Brendan Fraser Opens Up About ‘Tragic’ ‘Batgirl’ Cancellation, Darren Aronofsky Discusses Abandoned R-Rated Batman Film

Both Brendan Fraser and Darren Aronofsky have had some high-profile setbacks when it comes to the comic book genre. The two men, who are collaborating on the acclaimed indie drama “The Whale,” opened up about their struggles during recent interviews with Variety.

Fraser spent months in Glasgow, Scotland portraying Firefly, a pyromaniac who faces off against Leslie Grace’s costumed heroine in “Batgirl.” That film was supposed to debut on HBO Max, but it was scrapped, a victim of the merger between Discovery and WarnerMedia, the streaming service’s parent company.

“It’s tragic,” Fraser told Variety as part of a cover story on “The Whale.” “It doesn’t engender trust among filmmakers and the studio. Leslie Grace was fantastic. She’s a dynamo, just a spot-on performer. Everything that we shot was real and exciting and just the antithesis of doing a straightforward digital all green screen thing. They ran firetrucks around downtown Glasgow at 3 in the morning and they had flamethrowers. It was a big-budget movie, but one that was just stripped down to the essentials.”   
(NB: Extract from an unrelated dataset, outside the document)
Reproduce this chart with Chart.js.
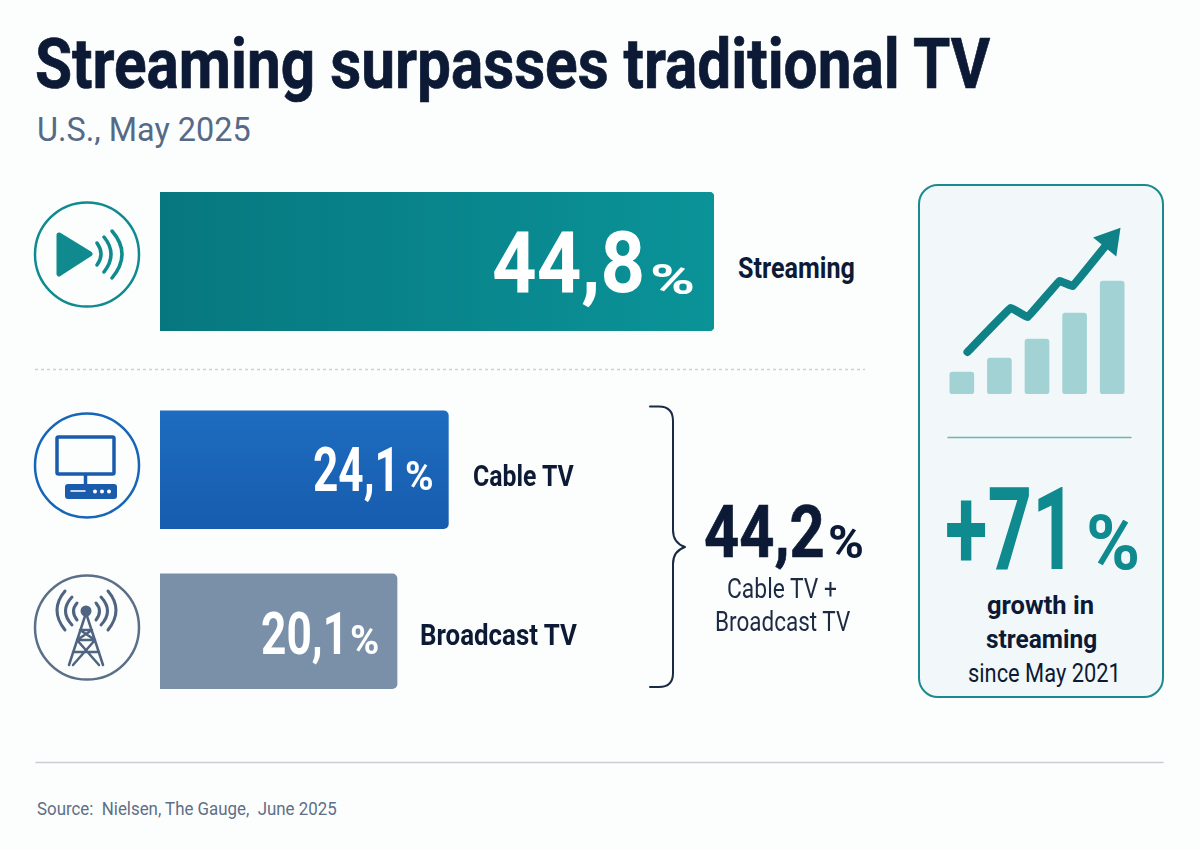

The new leadership of the company, which has been rechristened Warner Bros. Discovery, decided it didn’t want to spend $90 million on a film that intended to premiere on streaming. It also felt that “Batgirl” wasn’t commercial enough to retrofit as a theatrical release and it was easier to take a tax write-off and shelve it permanently. Fraser said that directors  Adil El Arbi and Bilall Fallah put a rough cut together, but were still tinkering with the movie. He has yet to see what they created.

“I don’t eat half baked cake,” Fraser said. He did praise the filmmakers for what he witnessed during the production. “Everything that Adil and Bilall shot felt real and exciting,” he said.

Aronofksy agreed that “Batgirl’s” cancellation was “a disappointment for all the fans. I’m sad when movies don’t get out there.” But he also had his own setbacks when it came to putting his imprint on comic book adventures. In the early aughts, Aronofsky was planning to make a movie version of Frank Miller’s acclaimed Dark Knight story, “Batman: Year One.”

“It was after ‘Batman & Robin,’ the Joel Schumacher one,” Aronofsky remembers. “That had been a big hiccup back then at Warner Bros., so I pitched them a rated-R, boiled down origin story of Batman. A rated-R superhero movie was probably 10 to 15 years out of whack with the reality of the business then.”

Aronofsky worked with Miller on the script, and submitted an early version to Warner Bros., which decided to go in a different direction.

“It had promise, but it was just a first draft,” he says. “The studio weren’t really interested. It was a very different take.”

Now, of course, movies like “Joker” and “Deadpool” both are R-rated and very successful. So the industry, it seems, came around to Aronofsky’s vision.

“I think it’s great,” he says. “I was always saying, ‘why can’t there be several different types of comic book movies out there.’ Now there are. It’s just our timing was off.”

Aronofsky was also supposed to make what eventually became 2013’s “The Wolverine.” However, just after he signed on to make the movie, the Tōhoku earthquake and tsunami occurred, delaying production. James Mangold would take over as director.

“It was really important for me to shoot in Japan,” Aronofsky says. “I think I signed up to make ‘Wolverine,’ and the earthquake happened a few months later.”

He still hasn’t closed the door on one day making a movie about superheroes.

“I wasn’t a comic book kid, but I grew up on big movies and I go see superhero films and I like them,” he says. “If the right opportunity came around, I’d do it.”